EXERCISE GOAL:
Reproduce exactly the lines starting at the line that contains "Emit a Python" and ending at the line that contains "import pandas as pd". Omit pictures.

THE DATA:
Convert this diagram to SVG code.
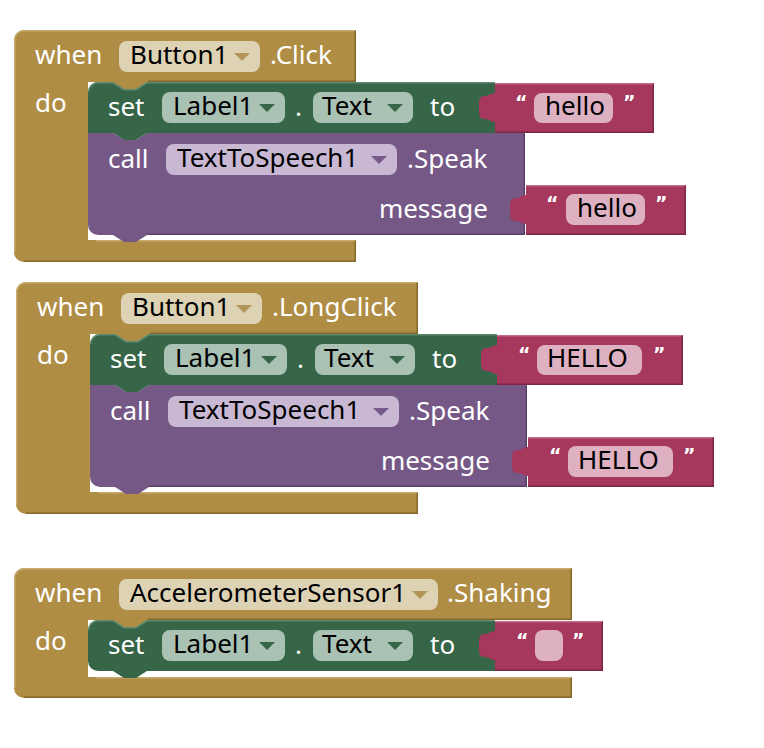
* * *
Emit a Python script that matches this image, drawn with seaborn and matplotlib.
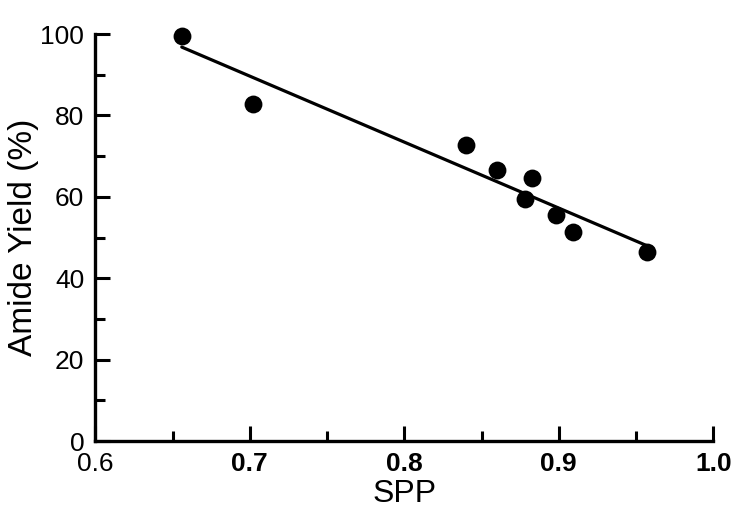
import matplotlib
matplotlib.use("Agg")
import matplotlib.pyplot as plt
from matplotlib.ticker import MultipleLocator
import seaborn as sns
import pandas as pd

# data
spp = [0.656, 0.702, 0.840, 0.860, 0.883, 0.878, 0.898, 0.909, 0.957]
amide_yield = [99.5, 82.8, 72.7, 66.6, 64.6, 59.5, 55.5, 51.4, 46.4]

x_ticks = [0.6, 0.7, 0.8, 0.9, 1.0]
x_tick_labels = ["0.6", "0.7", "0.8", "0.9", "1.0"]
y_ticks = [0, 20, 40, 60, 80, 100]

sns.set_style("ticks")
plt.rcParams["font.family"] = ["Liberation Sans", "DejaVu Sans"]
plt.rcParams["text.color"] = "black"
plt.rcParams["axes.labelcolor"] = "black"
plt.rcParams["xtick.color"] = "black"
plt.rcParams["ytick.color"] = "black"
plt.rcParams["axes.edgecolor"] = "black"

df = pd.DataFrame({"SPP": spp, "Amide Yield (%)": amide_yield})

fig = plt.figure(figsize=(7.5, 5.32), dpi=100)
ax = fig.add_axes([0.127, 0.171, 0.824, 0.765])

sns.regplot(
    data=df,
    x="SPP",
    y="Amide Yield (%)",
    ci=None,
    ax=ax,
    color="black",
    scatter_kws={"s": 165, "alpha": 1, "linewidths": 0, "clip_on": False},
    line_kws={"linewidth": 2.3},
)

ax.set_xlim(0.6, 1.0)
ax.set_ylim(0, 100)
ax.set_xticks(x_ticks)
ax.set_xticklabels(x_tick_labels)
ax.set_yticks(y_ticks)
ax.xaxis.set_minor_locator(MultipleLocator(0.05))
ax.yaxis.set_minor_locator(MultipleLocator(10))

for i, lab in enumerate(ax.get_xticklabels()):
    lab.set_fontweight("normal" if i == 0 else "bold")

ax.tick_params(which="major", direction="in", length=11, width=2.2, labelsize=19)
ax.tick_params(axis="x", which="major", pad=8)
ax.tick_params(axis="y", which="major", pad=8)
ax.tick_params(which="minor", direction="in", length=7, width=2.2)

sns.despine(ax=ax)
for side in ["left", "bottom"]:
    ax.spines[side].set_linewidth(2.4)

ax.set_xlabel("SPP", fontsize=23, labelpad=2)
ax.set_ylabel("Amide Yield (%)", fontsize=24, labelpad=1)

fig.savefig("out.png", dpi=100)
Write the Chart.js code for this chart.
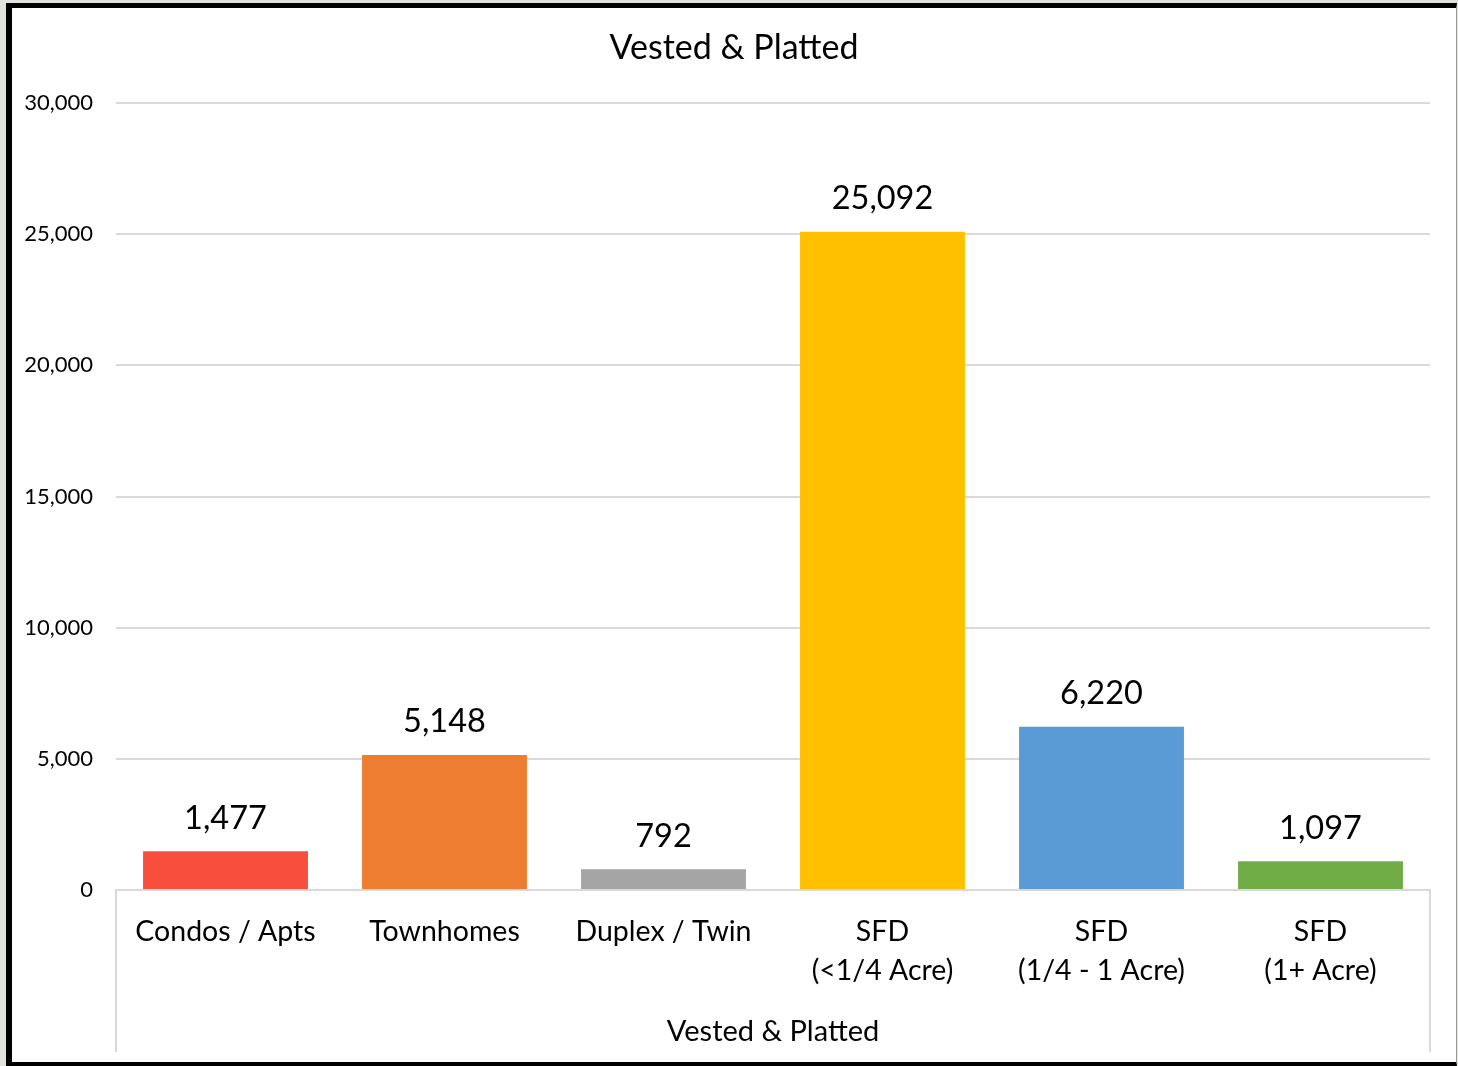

WORKED SOLUTION:
Emit a Python script that matches this image, drawn with seaborn and matplotlib.
import matplotlib
matplotlib.use("Agg")
import matplotlib.pyplot as plt
from matplotlib.ticker import MultipleLocator
import seaborn as sns
import pandas as pd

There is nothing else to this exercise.